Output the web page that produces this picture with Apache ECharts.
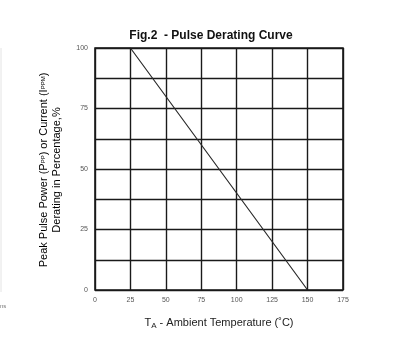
<!DOCTYPE html>
<html>
<head>
<meta charset="utf-8">
<script src="https://cdn.jsdelivr.net/npm/echarts@6/dist/echarts.min.js"></script>
<style>
  html, body { margin: 0; padding: 0; background: #fff; }
  #chart { width: 408px; height: 354px; }
</style>
</head>
<body>
<div id="chart"></div>
<script>
// temperature (°C) vs derating (%)
var temps = [0, 25, 150];
var derating = [100, 100, 0];
var xTicks = [0, 25, 50, 75, 100, 125, 150, 175];
var yTicks = [0, 25, 50, 75, 100];

var chart = echarts.init(document.getElementById('chart'));

var points = temps.map(function (t, i) { return [t, derating[i]]; });

var option = {
    backgroundColor: '#fff',
    animation: false,
    title: {
        text: 'Fig.2  - Pulse Derating Curve',
        left: 206,
        top: 25,
        textAlign: 'center',
        textStyle: { fontFamily: 'Liberation Sans', fontSize: 12, fontWeight: 'bold', color: '#111' }
    },
    grid: { left: 95, right: 65, top: 48, bottom: 64 },
    xAxis: {
        type: 'value',
        min: 0,
        max: 175,
        interval: 25,
        axisLine: { show: false },
        axisTick: { show: false },
        axisLabel: {
            margin: 7,
            fontFamily: 'Liberation Sans',
            fontSize: 7,
            color: '#555',
            formatter: function (v) { return xTicks.indexOf(v) >= 0 ? v : ''; }
        },
        splitLine: { show: true, lineStyle: { color: '#1a1a1a', width: 1.4 } },
        name: '{t|T}{s|A}{t| - Ambient Temperature (˚C)}',
        nameLocation: 'middle',
        nameGap: 26,
        nameTextStyle: {
            rich: {
                t: { fontFamily: 'Liberation Sans', fontSize: 11, color: '#222' },
                s: { fontFamily: 'Liberation Sans', fontSize: 8, color: '#222', verticalAlign: 'bottom', padding: [6, 0, 0, 0] }
            }
        }
    },
    yAxis: {
        type: 'value',
        min: 0,
        max: 100,
        interval: 12.5,
        axisLine: { show: false },
        axisTick: { show: false },
        axisLabel: {
            margin: 7,
            fontFamily: 'Liberation Sans',
            fontSize: 7,
            color: '#555',
            formatter: function (v) { return yTicks.indexOf(v) >= 0 ? v : ''; }
        },
        splitLine: { show: true, lineStyle: { color: '#1a1a1a', width: 1.4 } }
    },
    series: [{
        type: 'line',
        data: points,
        symbol: 'none',
        lineStyle: { color: '#2a2a2a', width: 1.2 },
        z: 3
    }],
    graphic: [
        {
            type: 'rect',
            shape: { x: 95, y: 48, width: 248, height: 242 },
            style: { fill: 'none', stroke: '#1a1a1a', lineWidth: 1.6 },
            z: 10
        },
        {
            type: 'text',
            x: 50,
            y: 170,
            rotation: Math.PI / 2,
            style: {
                text: '{t|Peak Pulse Power (P}{s|PP}{t|) or Current (I}{s|PPM}{t|)}\n{t|Derating in Percentage,%}',
                align: 'center',
                verticalAlign: 'middle',
                lineHeight: 13,
                rich: {
                    t: { fontFamily: 'Liberation Sans', fontSize: 11, color: '#222', lineHeight: 13 },
                    s: { fontFamily: 'Liberation Sans', fontSize: 6, color: '#555', lineHeight: 13 }
                }
            }
        },
        {
            type: 'line',
            shape: { x1: 1, y1: 48, x2: 1, y2: 292 },
            style: { stroke: '#e4e4e4', lineWidth: 1 }
        },
        {
            type: 'text',
            x: 0,
            y: 303,
            style: { text: 'ns', fontFamily: 'Liberation Sans', fontSize: 6, fill: '#777' }
        }
    ]
};

chart.setOption(option);
</script>
</body>
</html>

* JOB: Write out each line of the listing above, exactly, from its first line to the line holding "var points = temps.map(function", inclusive. Skip the pictures.

* EXERCISE OUTPUT:
Output the web page that produces this picture with Apache ECharts.
<!DOCTYPE html>
<html>
<head>
<meta charset="utf-8">
<script src="https://cdn.jsdelivr.net/npm/echarts@6/dist/echarts.min.js"></script>
<style>
  html, body { margin: 0; padding: 0; background: #fff; }
  #chart { width: 408px; height: 354px; }
</style>
</head>
<body>
<div id="chart"></div>
<script>
// temperature (°C) vs derating (%)
var temps = [0, 25, 150];
var derating = [100, 100, 0];
var xTicks = [0, 25, 50, 75, 100, 125, 150, 175];
var yTicks = [0, 25, 50, 75, 100];

var chart = echarts.init(document.getElementById('chart'));

var points = temps.map(function (t, i) { return [t, derating[i]]; });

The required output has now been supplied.